The difference now is that we’re all already here, working together, and there’s stuff we can do.
The founding principle of one5c is that individual action matters. That’s true even if we wish it weren’t. I don’t love asking you to worry about your hamburger consumption or whether the emissions from hopping on a flight to Jamaica (or wherever) to decompress are worth it. In a country whose systems and policies—particularly those pertaining to energy, agriculture, and transportation—are aligned toward conservation and stewardship, we shouldn’t have to sweat the small stuff.
But we do. And the uncertainty of the current national landscape actually means your actions can be even more powerful than if we lived in some mythical country with perfect environmental policies. That’s not just a rhetorical trick; it’s math.
It also means we need to train our attention more toward one of the key pillars of one5c’s world-saving to-do list: action. You register your values with your pocketbook every time you invest in solar energy, opt for reusable products over disposable ones, or spurn spending your hard-earned cash on lies like carbon offsets or greenwashed goods. But few acts outshine the power of voting and advocacy, especially at the local level. Change takes root in PTA meetings, town halls, and statehouses. State and local governments across the U.S. are already training their policies toward reducing greenhouse gas emissions, and doing so across party lines in many cases.

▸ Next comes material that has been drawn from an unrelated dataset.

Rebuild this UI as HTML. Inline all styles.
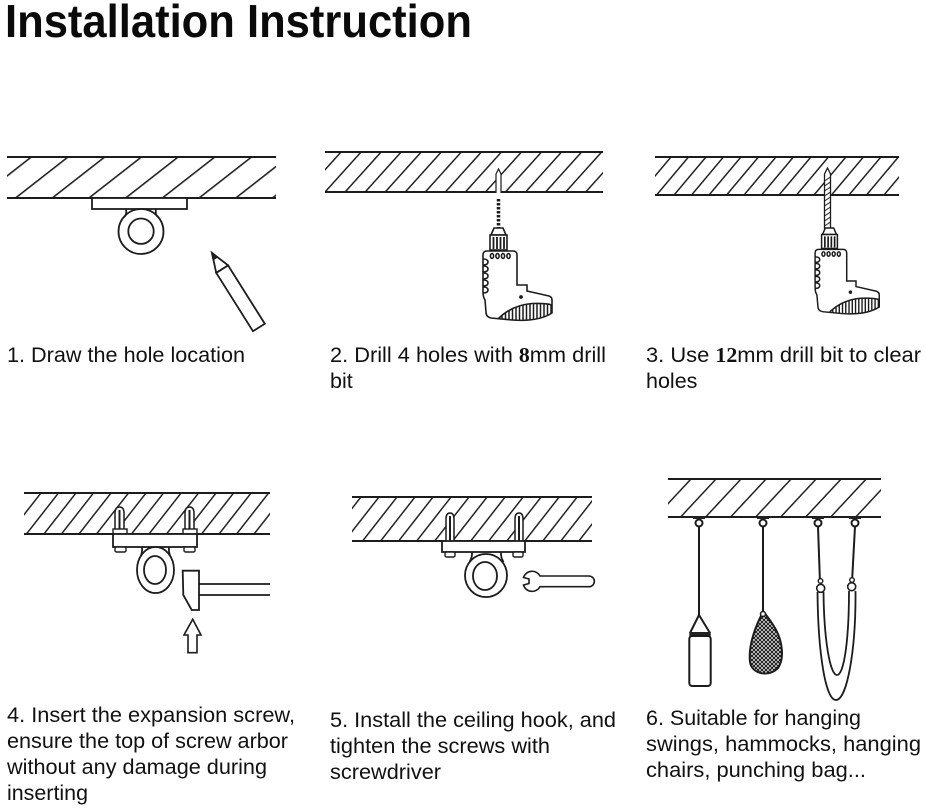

Being the loud constituents—the ones who make calls, rally, march—can push officials to earn your vote on each of the 727 days until the midterms. Consider, for example, that representatives from purple and red districts have asked House Speaker Mike Johnson to keep his mitts off the Inflation Reduction Act cash because the Biden administration’s signature climate law has already benefited their local economies. Even this week’s results include a couple of local climate bright spots. Voters in Washington state defeated a repeal of the state’s landmark cap-and-trade program, and states like Rhode Island and California approved big-ticket funding packages for resilience and adaptation projects.
If you have time and space, now is also a great moment to channel your feelings into finding a venue for action. Consider joining the local chapter of the Citizens’ Climate Lobby or signing up with Climate Changemakers, which distributes action plans even people new to this flavor of organized rabble-rousing can do from their desks in an hour or less. Or, as Joe would say, forward this email to everyone you know. Because it’s not Pollyannaish to understand your own power.
Don’t read this “let’s go!” attitude as me saying that a major loss doesn’t feel like a left hook to the ribs—or that we shouldn’t give ourselves a beat to catch our breath. It’s me saying that every little action each of us takes just got embiggened, and the more of us who join this team the better off we’ll be when it’s time to take the best big swing.
Keep up the good work. I’ll try, too.